Dampak negatif dari adanya kartu kredit adalah, yaitu :

  • Pemasaran kartu kredit dalam bentuk Kredit Tanpa Agunan (KTA)
    Pemasaran kartu kredit dalam bentuk KTA saat ini dilakukan dengan berbagai cara dan sarana, misalnya pemasaran kartu kredit melalui operator selular tanpa disertai dengan penjelasan secara rinci mengenai produk kartu kredit. Menurut Pasal 1131 dan 1132 KUHPerdata, semua kebendaan debitur baik yang bergerak maupun tidak bergerak, baik yang sudah ada maupun yang baru akan ada menjadi tanggungan perikatan perorangannya kepada pihak lain secara berimbang. Artinya pada dasarnya menurut hukum tidak ada kredit tanpa agunan, dan oleh karena itu KTA telah menyalahi azas hukum perdata secara mendasar.

  • Penggunaan kartu kredit secara konsumtif
    Tidak adanya penjelasan mengenai kartu kredit secara jelas, konsumen menggunakan kartu kredit dengan berlebihan yang menyebabkan hidup konsumtif sehingga pada waktu jatuh tempo menerima tagihan dalam jumlah besar. Bank/lembaga pembiayaan biasanya tidak memberikan penjelasan secara rinci besarnya bunga kartu kredit. Hal ini bisa terlihat dari besarnya NPL pada tahun 2011 mencapai Rp1,52 Triliun. Besarnya NPL tersebut memerlukan konsistensi pengontrolan penyaluran kredit konsumtif, misalnya pengawasan oleh Bank Indonesia terhadap transaksi kartu kredit. Selama ini bunga kartu kredit maksimal 3%-3,25%, namun melalui Surat Edaran Bank Indonesia (SEBI) No 14/34/DASP, Bank Indonesia (BI) mematok bunga kartu kredit maksimal 2,95% per bulan atau 35,4% selama setahun, yang mulai berlaku pada awal bulan Januari 2013. Besaran bunga maksimal berlaku pada transaksi pembelanjaan maupun transaksi tarik tunai. Pembatasan bunga karena bunga kartu kredit belum memperhatikan aspek perlindungan konsumen dan manajemen risiko.

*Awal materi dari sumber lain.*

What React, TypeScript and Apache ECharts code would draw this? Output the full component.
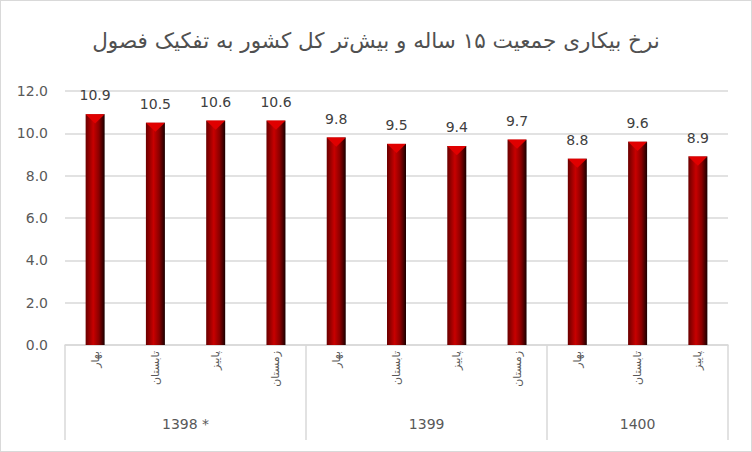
import { useEffect, useRef } from 'react';
import * as echarts from 'echarts';

const chartTitle = 'نرخ بیکاری جمعیت ۱۵ ساله و بیش‌تر کل کشور به تفکیک فصول';
const seasons = ['بهار', 'تابستان', 'پاییز', 'زمستان', 'بهار', 'تابستان', 'پاییز', 'زمستان', 'بهار', 'تابستان', 'پاییز'];
const rates = [10.9, 10.5, 10.6, 10.6, 9.8, 9.5, 9.4, 9.7, 8.8, 9.6, 8.9];
const years = ['1398 *', '1399', '1400'];
const yearCounts = [4, 4, 3];
const yTicks = [0, 2, 4, 6, 8, 10, 12];

const TEXT = '#595959';
const GRID = '#d9d9d9';
const FONT = 'DejaVu Sans';

// group start indices / centers derived from yearCounts
const groupStarts: number[] = [];
const groupCenters: Record<string, string> = {};
yearCounts.reduce((start, count, i) => {
  groupStarts.push(start);
  groupCenters[String(start + (count - 1) / 2)] = years[i];
  return start + count;
}, 0);

export default function App() {
  const chartRef = useRef<HTMLDivElement>(null);

  useEffect(() => {
    if (!chartRef.current) return;
    const chart = echarts.init(chartRef.current, null, { renderer: 'svg' });

    const barColor = new echarts.graphic.LinearGradient(0, 0, 1, 0, [
      { offset: 0, color: '#6a0000' },
      { offset: 0.4, color: '#c80000' },
      { offset: 0.7, color: '#8a0000' },
      { offset: 1, color: '#1a0000' }
    ]);

    chart.setOption({
      animation: false,
      title: {
        text: chartTitle,
        left: 'center',
        top: 24,
        textStyle: { fontFamily: FONT, fontSize: 21.5, fontWeight: 'normal', color: '#505050' }
      },
      grid: { left: 65, right: 24, top: 91, bottom: 107 },
      xAxis: [
        {
          type: 'category',
          data: seasons,
          axisLine: { lineStyle: { color: GRID, width: 1.5 } },
          axisTick: {
            show: true,
            length: 95,
            interval: (index: number) => groupStarts.includes(index),
            lineStyle: { color: GRID, width: 1.5 }
          },
          axisLabel: {
            interval: 0,
            rotate: 90,
            margin: 6,
            fontFamily: FONT,
            fontSize: 11,
            color: TEXT
          }
        },
        {
          type: 'value',
          position: 'bottom',
          min: -0.5,
          max: seasons.length - 0.5,
          interval: 0.5,
          axisLine: { show: false },
          axisTick: { show: false },
          splitLine: { show: false },
          axisLabel: {
            margin: 72,
            fontFamily: FONT,
            fontSize: 14,
            color: TEXT,
            formatter: (v: number) => groupCenters[String(v)] || ''
          }
        }
      ],
      yAxis: {
        type: 'value',
        min: yTicks[0],
        max: yTicks[yTicks.length - 1],
        interval: yTicks[1] - yTicks[0],
        axisLine: { show: false },
        axisTick: { show: false },
        splitLine: { lineStyle: { color: GRID, width: 1.5 } },
        axisLabel: {
          margin: 17,
          fontFamily: FONT,
          fontSize: 14,
          color: TEXT,
          formatter: (v: number) => v.toFixed(1)
        }
      },
      series: [
        {
          type: 'bar',
          xAxisIndex: 0,
          data: rates,
          barWidth: 19,
          itemStyle: { color: barColor },
          label: {
            show: true,
            position: 'top',
            distance: 12,
            fontFamily: FONT,
            fontSize: 14,
            color: '#404040',
            formatter: (p: any) => Number(p.value).toFixed(1)
          }
        },
        {
          type: 'pictorialBar',
          xAxisIndex: 0,
          data: rates,
          symbol: 'path://M0,0 L10,0 L5,5 Z',
          symbolSize: [19, 9],
          symbolPosition: 'end',
          itemStyle: { color: '#e00000' },
          z: 3,
          silent: true
        }
      ]
    });

    return () => chart.dispose();
  }, []);

  return (
    <div style={{ position: 'fixed', left: 0, top: 0, width: 752, height: 452, background: '#fff' }}>
      <div ref={chartRef} style={{ width: 752, height: 452 }} />
      <div
        style={{
          position: 'absolute',
          inset: 0,
          border: '1.5px solid #d9d9d9',
          pointerEvents: 'none'
        }}
      />
    </div>
  );
}
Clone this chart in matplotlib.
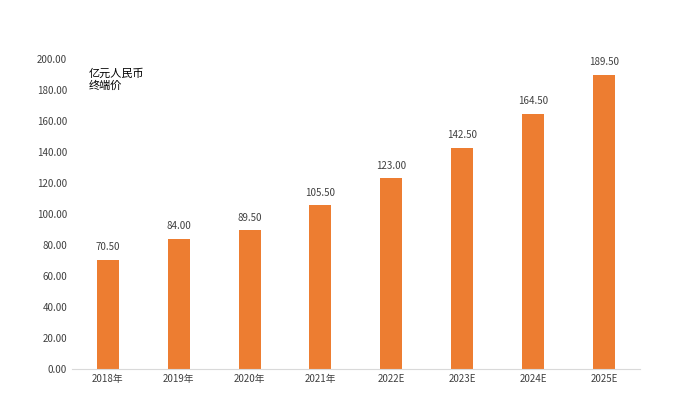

  • Meningkatnya jumlah NPL pertahun
    Peningkatan jumlah NPL dari tahun ke tahun memerlukan pengawasan khusus dari Bank Indonesia. NPL tersebut disebabkan terdapat tagihan kartu kredit yang berasal dari pembengkakan biaya tahunan (annual fees) yang ditagihkan kepada konsumen, padahal konsumen sama sekali tidak berkeinginan ataupun menggunakannya kartu kredit dalam kesehariannya. Konsumen diberi kemudahan untuk memperoleh kartu kredit dari penerbit serta memberikan berbagai fasilitas, namun tidak disertai dengan transparansi kartu kredit. Hal ini juga harus menjadi pertimbangan bagi Bank Indonesia untuk menilai apakah bank tersebut sehat serta layak untuk menerbitkan kartu kredit.